Category Archives: Scientists

Christopher Wren

1632-1723

We all know Wren as an architect but at the age of just 25 he was appointed professor of astronomy at Gresham College.

He studied mathematics, mechanics, medicine, meteorology and microscopy. He was a member of parliament who served three terms in the House of Commons and, despite being born a sickly child in the 1600s lived to the age of 90.

It is, however, as an architect that we best know him. in 1669, three years after the Great Fire, King Charles II appointed him Surveyor of Works and charged him with rebuilding the City.

Rebuild it, he did. Aside from other buildings, he rebuilt 52 City of London churches including St Paul’s cathedral.

He was assisted by architect and polymath Robert Hooke and worked alongside architect Nicholas Hawksmoor.

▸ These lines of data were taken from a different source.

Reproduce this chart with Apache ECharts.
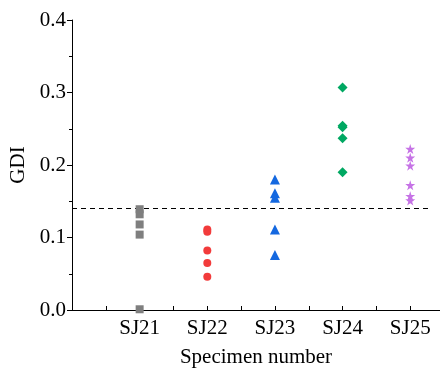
<!DOCTYPE html>
<html><head><meta charset="utf-8">
<script src="https://cdn.jsdelivr.net/npm/echarts@6/dist/echarts.min.js"></script>
<style>html,body{margin:0;padding:0;background:#fff}#c{width:440px;height:374px}</style>
</head><body><div id="c"></div>
<script>
const categories = ['SJ21', 'SJ22', 'SJ23', 'SJ24', 'SJ25'];
const sj21 = [0.139, 0.132, 0.118, 0.104, 0.001];
const sj22 = [0.111, 0.108, 0.082, 0.065, 0.046];
const sj23 = [0.180, 0.161, 0.155, 0.111, 0.076];
const sj24 = [0.307, 0.254, 0.252, 0.237, 0.190];
const sj25 = [0.222, 0.210, 0.199, 0.172, 0.157, 0.151];
const thresholdY = 0.14;
const yTicks = [0.0, 0.1, 0.2, 0.3, 0.4];

const star = 'path://M50,0 L61.8,36.2 L100,36.2 L69.1,58.8 L80.9,95.1 L50,72.7 L19.1,95.1 L30.9,58.8 L0,36.2 L38.2,36.2 Z';
const font = 'Liberation Serif';
function pts(arr, idx) { return arr.map(v => [idx + 1, v]); }
const groups = [
  {data: sj21, symbol: 'rect', size: 8, color: '#7f7f7f'},
  {data: sj22, symbol: 'circle', size: 8, color: '#f23b3b'},
  {data: sj23, symbol: 'triangle', size: 10, color: '#1468e0'},
  {data: sj24, symbol: 'diamond', size: 10, color: '#00a862'},
  {data: sj25, symbol: star, size: 10, color: '#c673e6'}
];
const series = groups.map((g, i) => ({
  type: 'scatter', data: pts(g.data, i), symbol: g.symbol, symbolSize: g.size,
  itemStyle: {color: g.color, opacity: 1}, z: 3
}));
series.push({
  type: 'line', data: [[0, thresholdY], [5.3, thresholdY]], symbol: 'none',
  lineStyle: {color: '#000', width: 1, type: [5, 4]}, z: 2, silent: true
});
const chart = echarts.init(document.getElementById('c'));
chart.setOption({
  animation: false,
  grid: {left: 72, right: 0, top: 20, bottom: 64, containLabel: false, outerBoundsMode: 'none'},
  xAxis: {
    type: 'value', min: 0, max: 5.44, interval: 0.5,
    axisLine: {lineStyle: {color: '#000', width: 1}},
    axisTick: {inside: true, length: 4, lineStyle: {color: '#000'}},
    splitLine: {show: false},
    axisLabel: {
      color: '#000', fontFamily: font, fontSize: 21, margin: 8,
      formatter: v => (Math.abs(v - Math.round(v)) < 1e-6 && v >= 1 && v <= 5) ? categories[Math.round(v) - 1] : '',
      showMaxLabel: false
    },
    name: 'Specimen number', nameLocation: 'middle', nameGap: 37,
    nameTextStyle: {color: '#000', fontFamily: font, fontSize: 21}
  },
  yAxis: {
    type: 'value', min: yTicks[0], max: yTicks[yTicks.length - 1], interval: 0.1,
    axisLine: {show: true, lineStyle: {color: '#000', width: 1}},
    axisTick: {show: true, inside: false, length: 5, lineStyle: {color: '#000'}},
    minorTick: {show: true, splitNumber: 2, length: 3, lineStyle: {color: '#000'}},
    splitLine: {show: false},
    axisLabel: {color: '#000', fontFamily: font, fontSize: 21, margin: 6, formatter: v => v.toFixed(1)},
    name: 'GDI', nameLocation: 'middle', nameGap: 40,
    nameTextStyle: {color: '#000', fontFamily: font, fontSize: 21}
  },
  series: series
});
</script></body></html>
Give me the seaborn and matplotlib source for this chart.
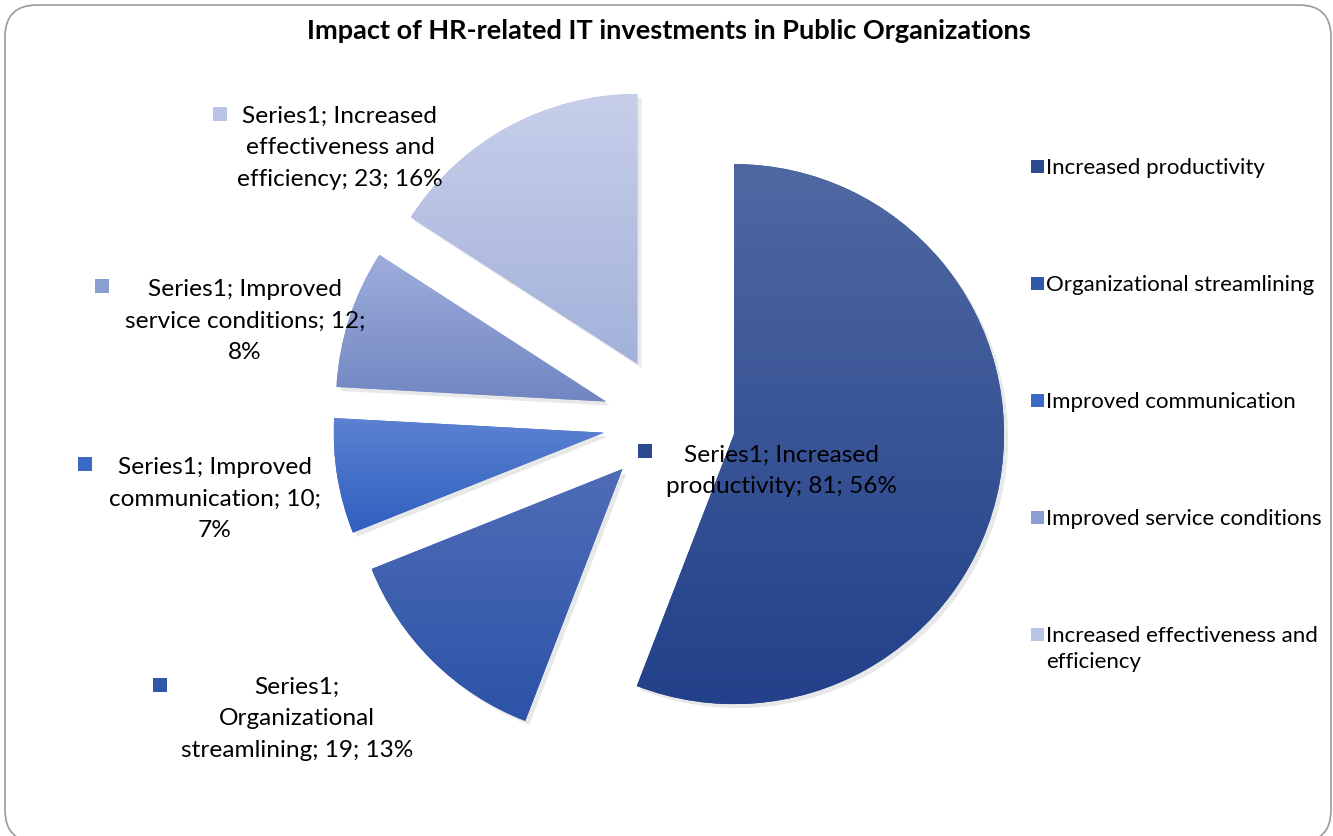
import numpy as np
import matplotlib
matplotlib.use("Agg")
import matplotlib.pyplot as plt
import matplotlib.patches as mpatches
from matplotlib.colors import to_rgb
import seaborn as sns

# data
categories = ["Increased productivity", "Organizational streamlining",
              "Improved communication", "Improved service conditions",
              "Increased effectiveness and efficiency"]
values = [81, 19, 10, 12, 23]
label_templates = [
    "Series1; Increased\nproductivity; {v}; {p}%",
    "Series1;\nOrganizational\nstreamlining; {v}; {p}%",
    "Series1; Improved\ncommunication; {v};\n{p}%",
    "Series1; Improved\nservice conditions; {v};\n{p}%",
    "Series1; Increased\neffectiveness and\nefficiency; {v}; {p}%",
]
legend_labels = ["Increased productivity", "Organizational streamlining",
                 "Improved communication", "Improved service conditions",
                 "Increased effectiveness and\nefficiency"]

# gradient colours (top, bottom) per slice
grad_top = ["#5068a2", "#4f6db6", "#5c82d2", "#9eaddb", "#c7cfea"]
grad_bot = ["#22418a", "#2c53a8", "#2f5fbf", "#7186c2", "#a3b1da"]
key_colors = ["#2c4a8e", "#2f58a8", "#3b6ac6", "#8a9ed2", "#bac4e4"]

sns.set_theme(style="white")
plt.rcParams["font.family"] = ["Lato", "DejaVu Sans"]

W, H = 1333, 837
R = 270.0  # pie radius in px
cx, cy = 669, 423  # pie centre in px (from top)

fig = plt.figure(figsize=(W / 100, H / 100), dpi=100)
ax = fig.add_axes([0, 0, 1, 1])


def fx(x):
    return x / W


def fy(y):
    return 1 - y / H


wedges, _ = ax.pie(values, startangle=90, counterclock=False, radius=1,
                   explode=[0.245] * len(values), colors=key_colors,
                   wedgeprops=dict(linewidth=0))

for i, w in enumerate(wedges):
    w.set_zorder(2)
    # soft shadow
    sh = mpatches.Wedge((w.center[0] + 4 / R, w.center[1] - 4 / R), w.r,
                        w.theta1, w.theta2, facecolor="#808080", alpha=0.18,
                        linewidth=0, zorder=1)
    ax.add_patch(sh)
    # vertical gradient fill clipped to the wedge
    bb = w.get_path().get_extents()
    grad = np.linspace(0, 1, 256)[:, None, None]
    img = (1 - grad) * np.array(to_rgb(grad_top[i])) + grad * np.array(to_rgb(grad_bot[i]))
    im = ax.imshow(img, extent=[bb.x0, bb.x1, bb.y0, bb.y1], origin="upper",
                   aspect="auto", interpolation="bicubic", zorder=3)
    im.set_clip_path(w)

ax.set_aspect("auto")
ax.set_xlim(-cx / R, (W - cx) / R)
ax.set_ylim(-(H - cy) / R, cy / R)
ax.axis("off")

total = sum(values)
pcts = [round(v / total * 100) for v in values]

# data labels: text centre (x, y) and key marker position in px
label_pos = [(781, 471), (297, 719), (215, 499), (245, 321), (340, 148)]
key_pos = [(645, 452), (160, 686), (85, 465), (102, 287), (220, 115)]
for i in range(len(values)):
    txt = label_templates[i].format(v=values[i], p=pcts[i])
    fig.text(fx(label_pos[i][0]), fy(label_pos[i][1]), txt, ha="center",
             va="center", multialignment="center", fontsize=17.6,
             linespacing=1.64, color="black", zorder=5)
    fig.patches.append(mpatches.Rectangle(
        (fx(key_pos[i][0] - 7), fy(key_pos[i][1] + 7)), 14 / W, 14 / H,
        transform=fig.transFigure, facecolor=key_colors[i], linewidth=0,
        zorder=5))

# legend on the right
leg_y = [167, 284, 401, 518, 635]
for i, lab in enumerate(legend_labels):
    fig.patches.append(mpatches.Rectangle(
        (fx(1031), fy(leg_y[i] + 7)), 13 / W, 13 / H,
        transform=fig.transFigure, facecolor=key_colors[i], linewidth=0))
    fig.text(fx(1046), fy(leg_y[i] - 9), lab, ha="left", va="top",
             fontsize=16, linespacing=1.4, color="black")

fig.text(fx(669), fy(31), "Impact of HR-related IT investments in Public Organizations",
         ha="center", va="center", fontsize=19.5, fontweight="bold", color="black")

# rounded frame
frame = mpatches.FancyBboxPatch((5, -6), 1326, 837,
                                boxstyle="round,pad=0,rounding_size=32",
                                transform=None, facecolor="none",
                                edgecolor="#9a9a9a", linewidth=1.2)
fig.patches.append(frame)

fig.savefig("out.png", dpi=100)
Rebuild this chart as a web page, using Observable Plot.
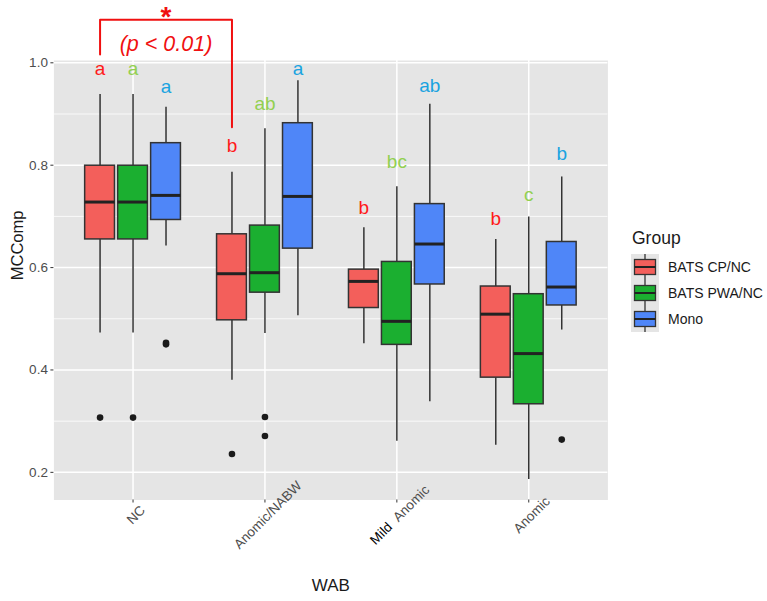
<!DOCTYPE html>
<html>
<head>
<meta charset="utf-8">
<script src="https://cdn.jsdelivr.net/npm/d3@7"></script>
<script src="https://cdn.jsdelivr.net/npm/@observablehq/plot@0.6"></script>
<style>
  body { margin: 0; background: #fff; font-family: "Liberation Sans", Arial, sans-serif; }
  #wrap { position: relative; width: 767px; height: 601px; }
  #legend { position: absolute; left: 631px; top: 228px; font-family: "Liberation Sans", Arial, sans-serif; }
  #legend .title { font-size: 17.5px; color: #1a1a1a; margin-bottom: 5px; margin-left: 1px; }
  #legend .row { display: flex; align-items: center; height: 26px; }
  #legend .row span { font-size: 14px; color: #1a1a1a; margin-left: 9px; }
</style>
</head>
<body>
<div id="wrap"><div id="chart"></div><div id="legend"></div></div>
<script>
// ---- data ----
const categories = ["NC", "Anomic/NABW", "Mild Anomic", "Anomic"];
const groups = ["BATS CP/NC", "BATS PWA/NC", "Mono"];
const boxFills = ["#F35F5B", "#1BAF30", "#4F86F8"];
const letterColors = ["#FF1A1A", "#92D050", "#1AA3E0"];

// per category, per group (order: categories x groups)
const whiskerLow  = [0.472, 0.472, 0.642,  0.380, 0.471, 0.506,  0.451, 0.261, 0.338,  0.253, 0.186, 0.478];
const q1          = [0.655, 0.655, 0.693,  0.497, 0.551, 0.637,  0.521, 0.449, 0.567,  0.385, 0.333, 0.526];
const medians     = [0.728, 0.728, 0.741,  0.588, 0.590, 0.739,  0.573, 0.495, 0.646,  0.509, 0.432, 0.562];
const q3          = [0.799, 0.799, 0.843,  0.665, 0.682, 0.882,  0.596, 0.611, 0.724,  0.563, 0.548, 0.650];
const whiskerHigh = [0.938, 0.938, 0.913,  0.786, 0.871, 0.965,  0.678, 0.758, 0.919,  0.655, 0.699, 0.777];

// outliers: [category, group, value]
const outlierCat   = ["NC", "NC", "NC", "NC", "Anomic/NABW", "Anomic/NABW", "Anomic/NABW", "Anomic"];
const outlierGroup = ["BATS CP/NC", "BATS PWA/NC", "Mono", "Mono", "BATS CP/NC", "BATS PWA/NC", "BATS PWA/NC", "Mono"];
const outlierValue = [0.307, 0.307, 0.450, 0.453, 0.236, 0.308, 0.271, 0.264];

// significance letters and their heights (data units)
const letters      = ["a", "a", "a",  "b", "ab", "a",  "b", "bc", "ab",  "b", "c", "b"];
const letterHeight = [0.988, 0.988, 0.952,  0.837, 0.920, 0.988,  0.716, 0.806, 0.954,  0.695, 0.741, 0.822];

// bracket annotation (NC CP/NC vs Anomic/NABW CP/NC)
const bracketX = [-0.25, -0.25, 0.75, 0.75];
const bracketY = [1.016, 1.084, 1.084, 0.874];
const starText = "*";
const pText = "(p < 0.01)";

const yTicks = [0.2, 0.4, 0.6, 0.8, 1.0];
const yMinor = [0.3, 0.5, 0.7, 0.9];

// ---- derived table ----
const dodge = 0.25, halfW = 0.113;
const pos = (c, g) => categories.indexOf(c) + (groups.indexOf(g) - 1) * dodge;
const rows = [];
categories.forEach((c, ci) => groups.forEach((g, gi) => {
  const k = ci * 3 + gi;
  rows.push({cat: c, group: g, x: pos(c, g), lo: whiskerLow[k], q1: q1[k], med: medians[k], q3: q3[k], hi: whiskerHigh[k], letter: letters[k], lh: letterHeight[k]});
}));
const outliers = outlierValue.map((v, i) => ({x: pos(outlierCat[i], outlierGroup[i]), v}));
const bracket = bracketX.map((x, i) => ({x, y: bracketY[i]}));
const catRows = categories.map((c, i) => ({i, c}));

const font = "Liberation Sans, Arial, sans-serif";

const chart = Plot.plot({
  width: 767, height: 601,
  marginLeft: 53.4, marginRight: 159.6, marginTop: 60, marginBottom: 101.5,
  style: {fontFamily: font, background: "#fff", overflow: "visible"},
  x: {type: "linear", domain: [-0.6, 3.6], axis: null},
  y: {domain: [0.146, 1.0045], axis: null},
  color: {domain: groups, range: boxFills},
  marks: [
    Plot.frame({fill: "#E5E5E5", stroke: null}),
    Plot.gridY(yMinor, {stroke: "#fff", strokeOpacity: 1, strokeWidth: 0.8}),
    Plot.gridY(yTicks, {stroke: "#fff", strokeOpacity: 1, strokeWidth: 1.5}),
    Plot.gridX([0, 1, 2, 3], {stroke: "#fff", strokeOpacity: 1, strokeWidth: 1.5}),
    Plot.axisY({ticks: yTicks, tickFormat: ".1f", tickSize: 3, tickPadding: 3, fontSize: 13.5, stroke: "#333", fill: "#4D4D4D", label: null}),
    Plot.axisX({ticks: [0, 1, 2, 3], tickSize: 3, tickFormat: () => "", stroke: "#333", label: null}),
    Plot.text(catRows, {x: "i", text: "c", frameAnchor: "bottom", dy: 15, dx: 3, rotate: -45, textAnchor: "middle", lineAnchor: "middle", fontSize: 13.5, fill: "#4D4D4D"}),
    // whiskers
    Plot.ruleX(rows, {x: "x", y1: "lo", y2: "q1", stroke: "#333", strokeWidth: 1.5}),
    Plot.ruleX(rows, {x: "x", y1: "q3", y2: "hi", stroke: "#333", strokeWidth: 1.5}),
    // boxes
    Plot.rect(rows, {x1: d => d.x - halfW, x2: d => d.x + halfW, y1: "q1", y2: "q3", fill: "group", stroke: "#333", strokeWidth: 1.5}),
    Plot.ruleY(rows, {y: "med", x1: d => d.x - halfW, x2: d => d.x + halfW, stroke: "#222", strokeWidth: 3}),
    // outliers
    Plot.dot(outliers, {x: "x", y: "v", r: 3.3, fill: "#1a1a1a", stroke: null}),
    // letters
    ...groups.map((g, gi) => Plot.text(rows.filter(d => d.group === g), {x: "x", y: "lh", text: "letter", fill: letterColors[gi], fontSize: 19, lineAnchor: "middle"})),
    // bracket
    Plot.line(bracket, {x: "x", y: "y", stroke: "#F01010", strokeWidth: 2, curve: "linear"}),
    Plot.text([starText], {x: () => 0.25, y: () => 1.09, text: d => d, fill: "#F01010", fontSize: 28, fontWeight: "bold", lineAnchor: "middle"}),
    Plot.text([pText], {x: () => 0.25, y: () => 1.037, text: d => d, fill: "#F01010", fontSize: 21.5, fontStyle: "italic", lineAnchor: "middle"}),
    // axis titles
    Plot.text(["MCComp"], {frameAnchor: "left", dx: -36, rotate: -90, text: d => d, fontSize: 16.5, fill: "#1a1a1a"}),
    Plot.text(["WAB"], {frameAnchor: "bottom", dy: 91, text: d => d, fontSize: 17, fill: "#1a1a1a"})
  ]
});
document.getElementById("chart").appendChild(chart);

// darker "Mild" in the third category label, as in the source figure
d3.select(chart).selectAll("text").filter(function() { return this.textContent === "Mild Anomic"; })
  .each(function() {
    const el = d3.select(this);
    el.text(null);
    el.append("tspan").attr("fill", "#000").text("Mild");
    el.append("tspan").text("\u00a0\u00a0Anomic");
  });

// legend
const leg = document.getElementById("legend");
const t = document.createElement("div");
t.className = "title"; t.textContent = "Group";
leg.appendChild(t);
groups.forEach((g, i) => {
  const row = document.createElement("div");
  row.className = "row";
  row.innerHTML = `<svg width="28" height="26"><rect x="0" y="0" width="28" height="26" fill="#E5E5E5"/>
    <line x1="14" y1="0" x2="14" y2="26" stroke="#333" stroke-width="1.3"/>
    <rect x="3.5" y="5.5" width="21" height="15" fill="${boxFills[i]}" stroke="#333" stroke-width="1.3"/>
    <line x1="3.5" y1="13" x2="24.5" y2="13" stroke="#222" stroke-width="2"/></svg><span>${g}</span>`;
  leg.appendChild(row);
});
</script>
</body>
</html>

He laid the groundwork for the formation of the Royal Society of which he was later president.

Robert Hooke

1635-1703.

Hooke was a scientist engaged in a number of disciplines. He formulated Hooke’s Law relating to elastic properties of materials.

Hooke became curator of experiments for the Royal Society in 1662.

Three years later, in 1665, he was appointed Professor of Geometry at Gresham College.

Hooke was a pioneer in the development of the microscope and also wrote papers on gravity which are respected to this day.

As an architect he was chief assistant to Christopher Wren when rebuilding the City of London after the Great Fire of 1666.

Like Wren, Hooke was an astronomer and determined to prove that the earth rotated around the sun. This led to a failed experiment involving the star Gamma Draconis.